%%

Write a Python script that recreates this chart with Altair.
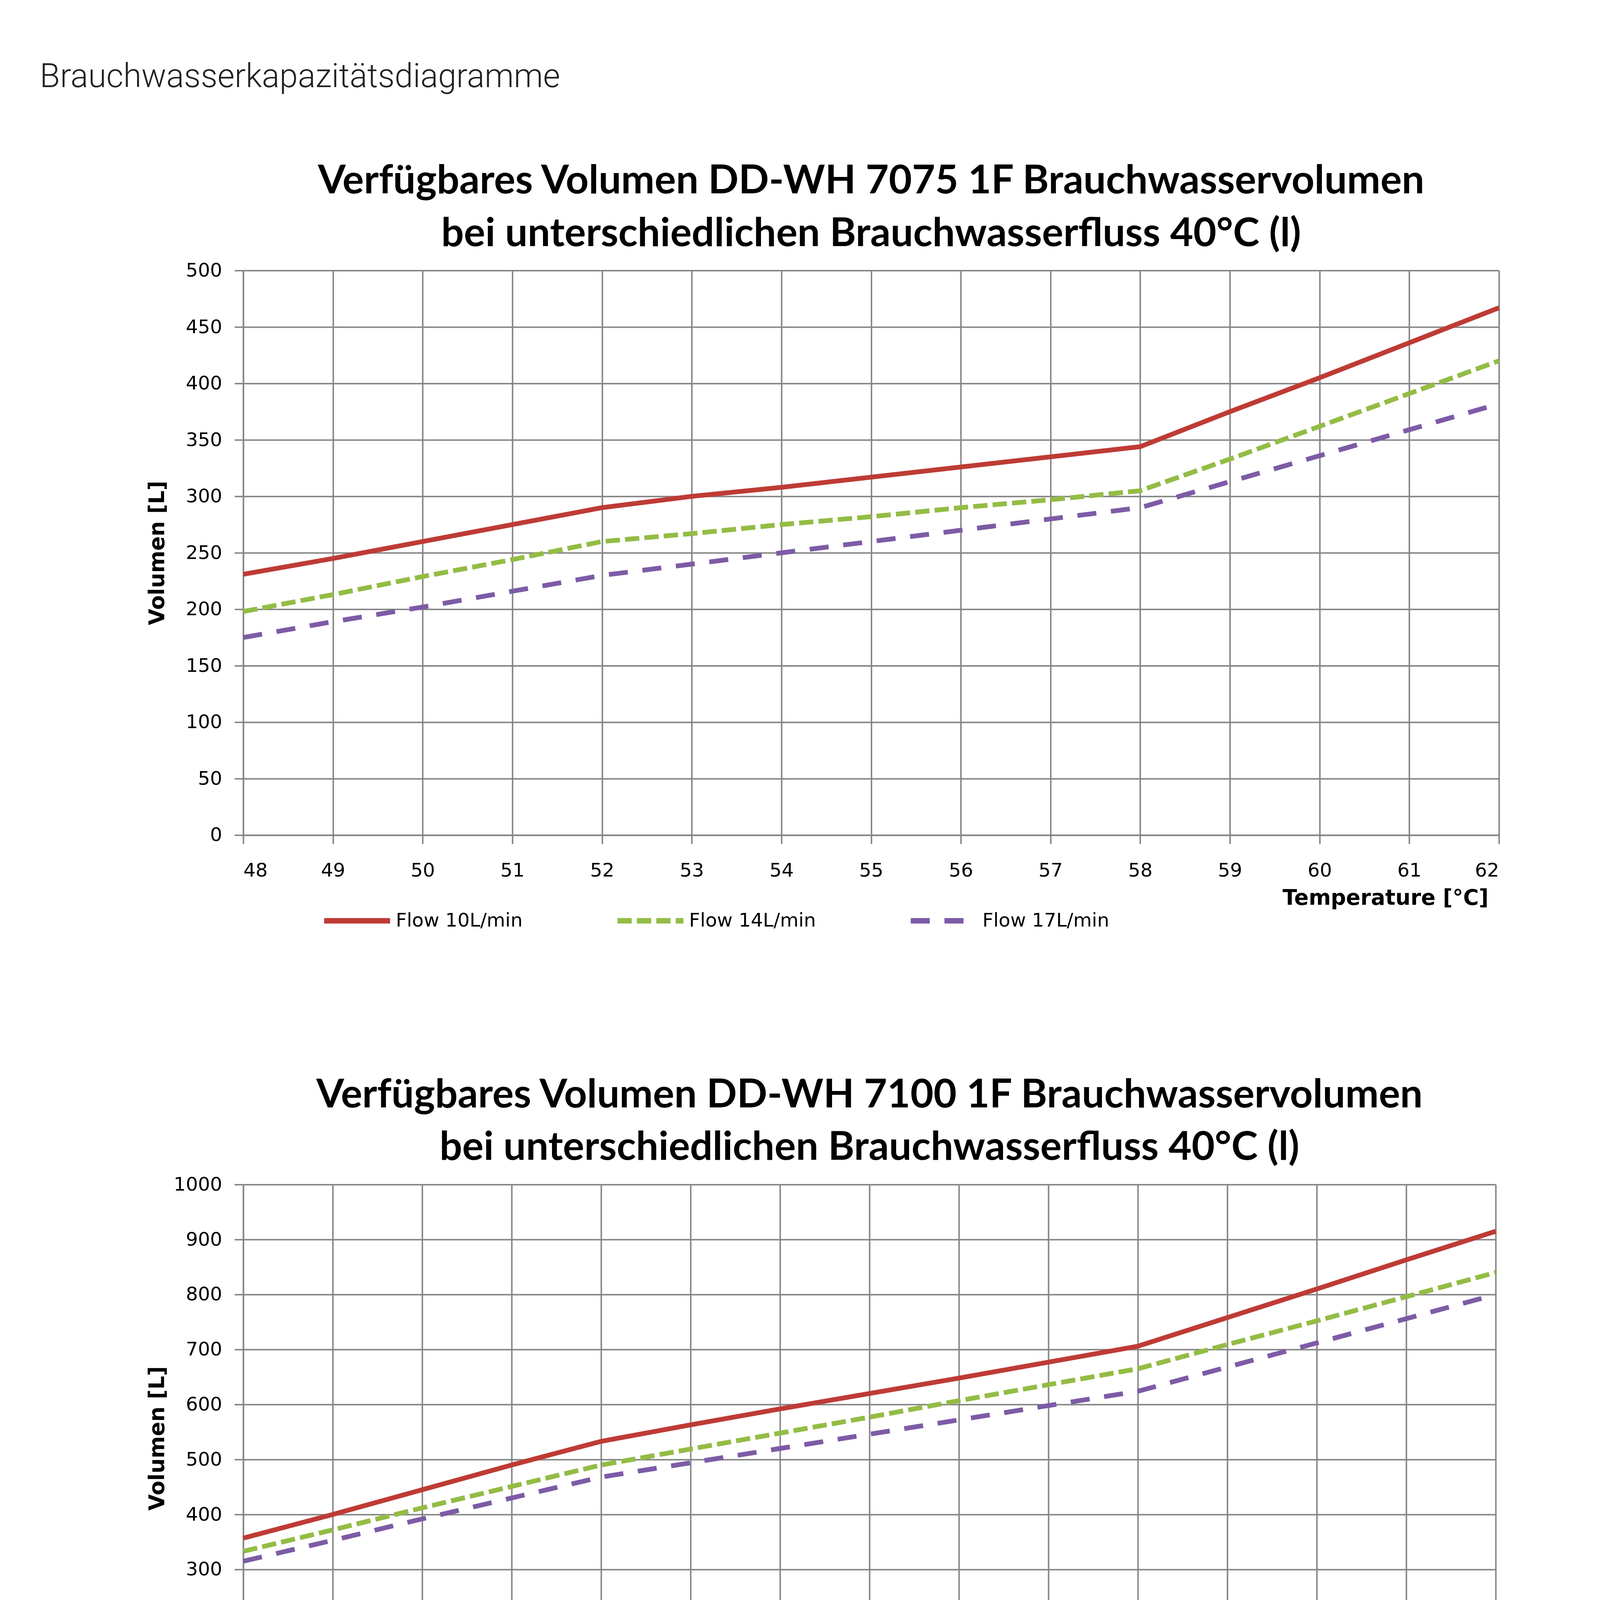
import altair as alt
import pandas as pd

# ---------------- data ----------------
temps = list(range(48, 63))
series_names = ["Flow 10L/min", "Flow 14L/min", "Flow 17L/min"]
series_colors = ["#BE3B35", "#93BC45", "#7D5BA6"]
series_dashes = [[1, 0], [39, 14], [52, 40]]

# chart 1 : DD-WH 7075
c1_flow10 = [231, 245, 260, 275, 290, 300, 308, 317, 326, 335, 344, 375, 405, 436, 467]
c1_flow14 = [198, 213, 229, 244, 260, 267, 275, 282, 290, 297, 305, 333, 362, 391, 420]
c1_flow17 = [175, 189, 202, 216, 230, 240, 250, 260, 270, 280, 290, 313, 336, 359, 382]

# chart 2 : DD-WH 7100
c2_flow10 = [357, 400, 445, 490, 533, 563, 592, 620, 648, 677, 706, 758, 810, 863, 915]
c2_flow14 = [333, 372, 412, 451, 490, 519, 548, 577, 607, 636, 665, 709, 752, 796, 840]
c2_flow17 = [315, 353, 392, 430, 468, 494, 520, 546, 572, 598, 624, 668, 712, 756, 800]

y1_ticks = list(range(0, 501, 50))
y2_ticks = list(range(0, 1001, 100))

header_text = "Brauchwasserkapazitätsdiagramme"
title1 = ["Verfügbares Volumen DD-WH 7075 1F Brauchwasservolumen",
          "bei unterschiedlichen Brauchwasserfluss 40°C (l)"]
title2 = ["Verfügbares Volumen DD-WH 7100 1F Brauchwasservolumen",
          "bei unterschiedlichen Brauchwasserfluss 40°C (l)"]
x_title = "Temperature [°C]"
y_title = "Volumen [L]"

GRID = "#858585"


def make_df(values):
    rows = []
    for name, vals in zip(series_names, values):
        for t, v in zip(temps, vals):
            rows.append({"temp": t, "vol": v, "series": name})
    return pd.DataFrame(rows)


def panel(df, title, ymax, yticks, width, height, legend_x, legend_y,
          xtitle_x, xtitle_y, ytitle_y, xlabel_pad):
    legend = alt.Legend(
        title=None, orient="none", legendX=legend_x, legendY=legend_y,
        direction="horizontal", symbolType="stroke", symbolSize=32400,
        symbolStrokeWidth=15, labelFont="DejaVu Sans", labelFontSize=52,
        labelColor="#000000", labelOffset=8, columnPadding=228,
        labelLimit=1000, padding=0,
    )
    return alt.Chart(
        df,
        title=alt.TitleParams(
            text=title, font="Lato", fontSize=109, fontWeight="bold",
            color="#000000", lineHeight=143, anchor="middle",
            baseline="bottom", offset=-91,
        ),
    ).mark_line(strokeWidth=13, strokeJoin="round", strokeCap="butt").encode(
        x=alt.X(
            "temp:Q",
            scale=alt.Scale(domain=[48, 62], nice=False, zero=False),
            axis=alt.Axis(
                values=temps, format="d", title=x_title,
                titleX=xtitle_x, titleY=xtitle_y, titleAlign="right",
                titleBaseline="middle", labelPadding=xlabel_pad,
            ),
        ),
        y=alt.Y(
            "vol:Q",
            scale=alt.Scale(domain=[0, ymax], nice=False),
            axis=alt.Axis(
                values=yticks, format="d", title=y_title,
                titleX=-234, titleY=ytitle_y, titleAlign="center",
                titleBaseline="middle", titleAngle=270, labelPadding=34,
            ),
        ),
        color=alt.Color("series:N",
                        scale=alt.Scale(domain=series_names, range=series_colors),
                        legend=legend),
        strokeDash=alt.StrokeDash("series:N",
                                  scale=alt.Scale(domain=series_names, range=series_dashes),
                                  legend=legend),
    ).properties(width=width, height=height)


chart1 = panel(make_df([c1_flow10, c1_flow14, c1_flow17]), title1, 500, y1_ticks,
               3425, 1540, 213, 1676, 3396, 172, 770, 48)
chart2 = panel(make_df([c2_flow10, c2_flow14, c2_flow17]), title2, 1000, y2_ticks,
               3416, 1500, 225, 1614, 3469, 194, 692, 43)

chart = alt.vconcat(
    chart1, chart2, spacing=392,
    title=alt.TitleParams(
        text=header_text, font="Roboto", fontWeight=300, fontSize=90,
        color="#231F20", anchor="start", baseline="top", dx=-292, offset=184,
    ),
).resolve_scale(
    color="independent", strokeDash="independent"
).resolve_legend(
    color="independent", strokeDash="independent"
).properties(
    padding={"left": 100, "top": 0, "right": 223, "bottom": 0},
    background="#FFFFFF",
).configure_view(
    strokeWidth=0
).configure_axis(
    labelFont="DejaVu Sans", labelFontSize=52, labelColor="#000000",
    titleFont="DejaVu Sans", titleFontSize=58, titleFontWeight="bold",
    titleColor="#000000",
    grid=True, gridColor=GRID, gridWidth=4, gridOpacity=1,
    domainColor=GRID, domainWidth=4,
    tickColor=GRID, tickWidth=4, tickSize=24,
    labelOverlap=False,
)

chart.save("out.html", embed_options={"renderer": "svg", "actions": False})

%%

» **SET EXERCISE**:
Repeat the data exactly, without the pictures.

» **CORRECT RESPONSE**:
Write a Python script that recreates this chart with Altair.
import altair as alt
import pandas as pd

# ---------------- data ----------------
temps = list(range(48, 63))
series_names = ["Flow 10L/min", "Flow 14L/min", "Flow 17L/min"]
series_colors = ["#BE3B35", "#93BC45", "#7D5BA6"]
series_dashes = [[1, 0], [39, 14], [52, 40]]

# chart 1 : DD-WH 7075
c1_flow10 = [231, 245, 260, 275, 290, 300, 308, 317, 326, 335, 344, 375, 405, 436, 467]
c1_flow14 = [198, 213, 229, 244, 260, 267, 275, 282, 290, 297, 305, 333, 362, 391, 420]
c1_flow17 = [175, 189, 202, 216, 230, 240, 250, 260, 270, 280, 290, 313, 336, 359, 382]

# chart 2 : DD-WH 7100
c2_flow10 = [357, 400, 445, 490, 533, 563, 592, 620, 648, 677, 706, 758, 810, 863, 915]
c2_flow14 = [333, 372, 412, 451, 490, 519, 548, 577, 607, 636, 665, 709, 752, 796, 840]
c2_flow17 = [315, 353, 392, 430, 468, 494, 520, 546, 572, 598, 624, 668, 712, 756, 800]

y1_ticks = list(range(0, 501, 50))
y2_ticks = list(range(0, 1001, 100))

header_text = "Brauchwasserkapazitätsdiagramme"
title1 = ["Verfügbares Volumen DD-WH 7075 1F Brauchwasservolumen",
          "bei unterschiedlichen Brauchwasserfluss 40°C (l)"]
title2 = ["Verfügbares Volumen DD-WH 7100 1F Brauchwasservolumen",
          "bei unterschiedlichen Brauchwasserfluss 40°C (l)"]
x_title = "Temperature [°C]"
y_title = "Volumen [L]"

GRID = "#858585"


def make_df(values):
    rows = []
    for name, vals in zip(series_names, values):
        for t, v in zip(temps, vals):
            rows.append({"temp": t, "vol": v, "series": name})
    return pd.DataFrame(rows)


def panel(df, title, ymax, yticks, width, height, legend_x, legend_y,
          xtitle_x, xtitle_y, ytitle_y, xlabel_pad):
    legend = alt.Legend(
        title=None, orient="none", legendX=legend_x, legendY=legend_y,
        direction="horizontal", symbolType="stroke", symbolSize=32400,
        symbolStrokeWidth=15, labelFont="DejaVu Sans", labelFontSize=52,
        labelColor="#000000", labelOffset=8, columnPadding=228,
        labelLimit=1000, padding=0,
    )
    return alt.Chart(
        df,
        title=alt.TitleParams(
            text=title, font="Lato", fontSize=109, fontWeight="bold",
            color="#000000", lineHeight=143, anchor="middle",
            baseline="bottom", offset=-91,
        ),
    ).mark_line(strokeWidth=13, strokeJoin="round", strokeCap="butt").encode(
        x=alt.X(
            "temp:Q",
            scale=alt.Scale(domain=[48, 62], nice=False, zero=False),
            axis=alt.Axis(
                values=temps, format="d", title=x_title,
                titleX=xtitle_x, titleY=xtitle_y, titleAlign="right",
                titleBaseline="middle", labelPadding=xlabel_pad,
            ),
        ),
        y=alt.Y(
            "vol:Q",
            scale=alt.Scale(domain=[0, ymax], nice=False),
            axis=alt.Axis(
                values=yticks, format="d", title=y_title,
                titleX=-234, titleY=ytitle_y, titleAlign="center",
                titleBaseline="middle", titleAngle=270, labelPadding=34,
            ),
        ),
        color=alt.Color("series:N",
                        scale=alt.Scale(domain=series_names, range=series_colors),
                        legend=legend),
        strokeDash=alt.StrokeDash("series:N",
                                  scale=alt.Scale(domain=series_names, range=series_dashes),
                                  legend=legend),
    ).properties(width=width, height=height)


chart1 = panel(make_df([c1_flow10, c1_flow14, c1_flow17]), title1, 500, y1_ticks,
               3425, 1540, 213, 1676, 3396, 172, 770, 48)
chart2 = panel(make_df([c2_flow10, c2_flow14, c2_flow17]), title2, 1000, y2_ticks,
               3416, 1500, 225, 1614, 3469, 194, 692, 43)

chart = alt.vconcat(
    chart1, chart2, spacing=392,
    title=alt.TitleParams(
        text=header_text, font="Roboto", fontWeight=300, fontSize=90,
        color="#231F20", anchor="start", baseline="top", dx=-292, offset=184,
    ),
).resolve_scale(
    color="independent", strokeDash="independent"
).resolve_legend(
    color="independent", strokeDash="independent"
).properties(
    padding={"left": 100, "top": 0, "right": 223, "bottom": 0},
    background="#FFFFFF",
).configure_view(
    strokeWidth=0
).configure_axis(
    labelFont="DejaVu Sans", labelFontSize=52, labelColor="#000000",
    titleFont="DejaVu Sans", titleFontSize=58, titleFontWeight="bold",
    titleColor="#000000",
    grid=True, gridColor=GRID, gridWidth=4, gridOpacity=1,
    domainColor=GRID, domainWidth=4,
    tickColor=GRID, tickWidth=4, tickSize=24,
    labelOverlap=False,
)

chart.save("out.html", embed_options={"renderer": "svg", "actions": False})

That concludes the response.